The U.S. Navy today deploys 11 Supercarrier battleships around the globe, each carrier bristling with aircraft capable of applying overwhelming American firepower. The era of the aircraft carrier began with the ship's key role in the U.S. victory over Japan in World War II. The U.S. Navy keeps the peace on the world's oceans today because of the unchallenged power of the aircraft carrier.
The modern American nuclear (two reactors) aircraft carrier is nearly 1,100 feet long, displaces nearly 100,000 tons but is fast (over 30 knots) and maneuverable. It carries more than 6,000 service personnel and more than 80 aircraft. Until now, the carrier has been virtually invincible. Short of a nuclear hit, the American Supercarrier could not be sunk – until now.
The Chinese have built, tested and are on schedule to deploy next year a missile designed to kill an American carrier.
The Dong Feng 21D, according to published reports based on Chinese sources, could penetrate the carrier's existing antimissile defenses from 900 miles away with a nonnuclear precision warhead. A version of this missile was seen publicly for the first time in a Chinese military parade last year.
American defense analysts acknowledge that this missile could be a game-changer, immediately affecting American naval operations within 1,000 miles of the Chinese coast.
Last month, the U.S. and South Korea moved a joint naval-training exercise from international waters in the Yellow Sea off the coast of China to the other side of the Korean peninsula in the Sea of Japan after China objected to the location of the exercise and specifically the presence of the aircraft carrier USS George Washington. The original location would have put the carrier within 900 miles of the Chinese coast.
The U.S. defense industry is developing laser defense weapons that could counter the Chinese carrier-killer. The question is whether Obama will allow these weapons to be tested and deployed.
For example, a prototype shipboard laser weapon has successfully tracked target ships "under maritime conditions." The prototype was developed for the Navy's Maritime Laser Demonstration program by the Directed Energy Systems segment of Northrop Grumman Aerospace Division. Initially designed to counter swarms of small, fast-attack boats (such as used by the Iranians), the technology was developed out of tests conducted with a high-power, solid-state laser which successfully hit "rockets … in flight."
On Feb. 11, 2010, the better-known U.S. Missile Defense Agency airborne laser in a Boeing 747-400F successfully shot down a sea-launched liquid-fueled ballistic missile in ignition stage (within two minutes of launch) and, within one hour later, shot down a solid-state land-launched rocket.
The agency grew out of Ronald Reagan's dream of a successful missile-defense technology that would end the madness of "Mutual Assured Destruction." Obama and the Left derided this dream as "Star Wars."
Once in office, Obama cut the program's budget, eliminated a second airborne laser 747 and scaled back the ground-based antimissile weapons scheduled to be built in Europe to defend against Iranian threats, and in Alaska to counter North Korean missiles aimed at Los Angeles and Seattle.
The North Koreans responded by a successful launch of a ballistic missile designed to hit the western U.S., and the Iranians did the same with multiple missile tests demonstrating their ability to hit European targets.
The February 2010 airborne-laser test eliminated all doubt about the reality of Reagan's dream.
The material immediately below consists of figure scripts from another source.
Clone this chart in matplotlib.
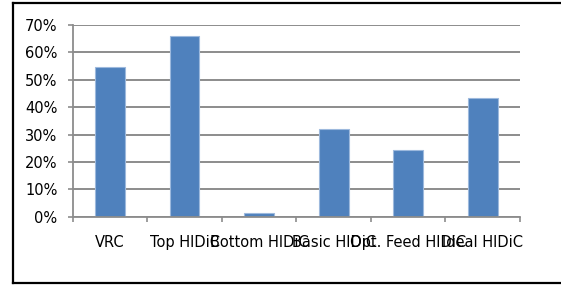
import matplotlib
matplotlib.use("Agg")
import matplotlib.pyplot as plt
from matplotlib.lines import Line2D
from matplotlib.ticker import FixedLocator, PercentFormatter

categories = ["VRC", "Top HIDiC", "Bottom HIDiC", "Basic HIDiC", "Opt. Feed HIDiC", "Ideal HIDiC"]
values = [54.8, 66.1, 1.3, 32.0, 24.4, 43.2]
yticks = [0, 10, 20, 30, 40, 50, 60, 70]

W, H = 561, 286
fig = plt.figure(figsize=(W / 100, H / 100), dpi=100)
fig.patch.set_facecolor("white")

ax = fig.add_axes([72.7 / W, 1 - 216.7 / H, (520 - 72.7) / W, (216.7 - 25) / H])
x = list(range(len(categories)))
ax.bar(x, values, width=0.4, color="#4F81BD", edgecolor="#9DB9DD", linewidth=0.8, zorder=3)

ax.set_xlim(-0.5, len(categories) - 0.5)
ax.set_ylim(0, 70)
ax.yaxis.set_major_locator(FixedLocator(yticks))
ax.yaxis.set_major_formatter(PercentFormatter(decimals=0))
ax.grid(axis="y", color="#8C8C8C", linewidth=1.4, zorder=0)

ax.xaxis.set_major_locator(FixedLocator([i - 0.5 for i in range(len(categories) + 1)]))
ax.xaxis.set_major_formatter(plt.NullFormatter())
ax.xaxis.set_minor_locator(FixedLocator(x))
ax.set_xticklabels(categories, minor=True)
ax.tick_params(axis="x", which="major", length=3.6, width=1.2, color="#8C8C8C")
ax.tick_params(axis="x", which="minor", length=0, pad=13, labelsize=10.5, labelcolor="black")
ax.tick_params(axis="y", length=3.4, width=1.2, color="#8C8C8C", pad=7.5, labelsize=10.5)

for s in ["top", "right"]:
    ax.spines[s].set_visible(False)
for s in ["left", "bottom"]:
    ax.spines[s].set_color("#8C8C8C")
    ax.spines[s].set_linewidth(1.3)
ax.spines["bottom"].set_zorder(4)

# outer chart border (right edge outside the image)
x0, y0, y1 = 12.5 / W, 1 - 283 / H, 1 - 3 / H
for xs, ys in [([x0, x0], [y0, y1]), ([x0, 1.02], [y1, y1]), ([x0, 1.02], [y0, y0])]:
    fig.add_artist(Line2D(xs, ys, color="black", linewidth=1.6, transform=fig.transFigure))

fig.savefig("out.png", dpi=100)
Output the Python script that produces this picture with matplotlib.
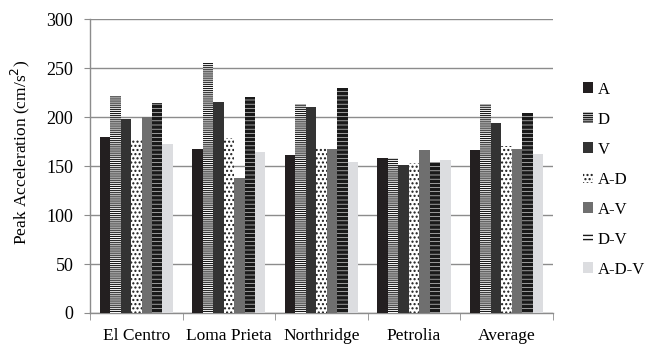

We have the capability to knock down land- and sea-based missiles with airborne, sea-launched or land-based laser technology.
After the successful February 2010 test, no further tests were scheduled or conducted by the administration. Obama's proposed 2011 federal budget eliminates all funding for laser-based antimissile weapons systems.
Unless Congress acts to restore funding, the United States mainland, our ships at sea and Europe will have no defense to missile threats from the Chinese, the Iranians and the North Koreans.
Obama is engaged in unilateral disarmament. Aboard the USS George Washington, more than 6,000 brave men and women are left defenseless.